The club’s Shannon Schuster, who has been training since she was eight, is getting set to try out for the Winter Games, says coach Ambra Marak, and there’s still time for other athletes to choose to try out.

Marak has been the head coach for nearly five years, and many of the girls started training around the same time.

“I’ve definitely seen the girls grow and become good gymnasts, they were just little when I started with them – six and seven years old, now they’re 10, 11,” she said. “I’d like them to stay until Grade 12, because then they can get scholarships.”

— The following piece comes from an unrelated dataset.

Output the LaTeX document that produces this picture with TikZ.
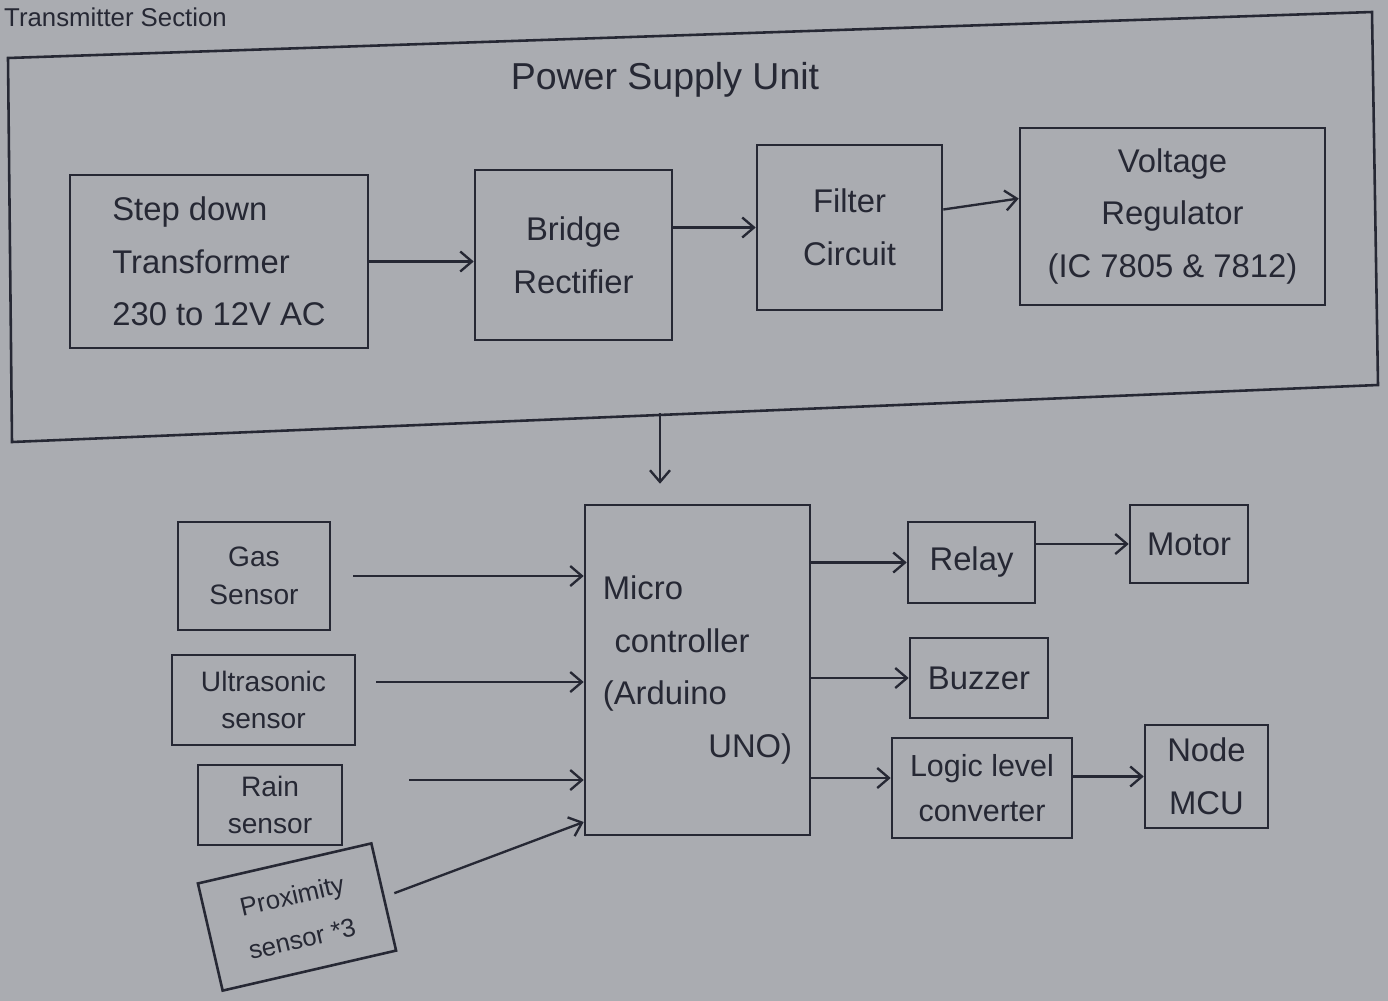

In prepping for the season, Marak says the team travelled to a training camp in Smithers put on by a Russian coach who lives in Kelowna – the camp was beneficial to Marak as a coach, she said, because she’s been able to put that coach’s tips to use at the home gym.

One thing she’d like to see happen this year, that would help the girls’ training, is to completely re-do the bar area in the gym, including installing the club’s new trainer bar, with wooden and metal rail.

“I would love to put the new bar up and reconstruct the whole bar area,” she said. “Bar is getting harder and harder every year. That’s the one thing that is changing a lot – YouTube bars from the ‘70s and then look at some from the 2000’s and you’ll see a huge, huge difference.”

But in order to do so the club needs volunteers, which are hard to come by.

“We’re a non-profit,” she said. “So we don’t have a contractor that can just come in and work the whole weekend and set up the bars.”

On the recreational side, the gym is busier than it’s ever been, she said.

“We’ve got wait lists, I’ve never seen it this busy,” she said. “I think it’s a combination of us being in the community, having new staff members, and the town is just booming.”

This month, the club is participating in Sports Day in Canada Nov. 30 – all athletes at the club get to wear their favourite sports jerseys that week.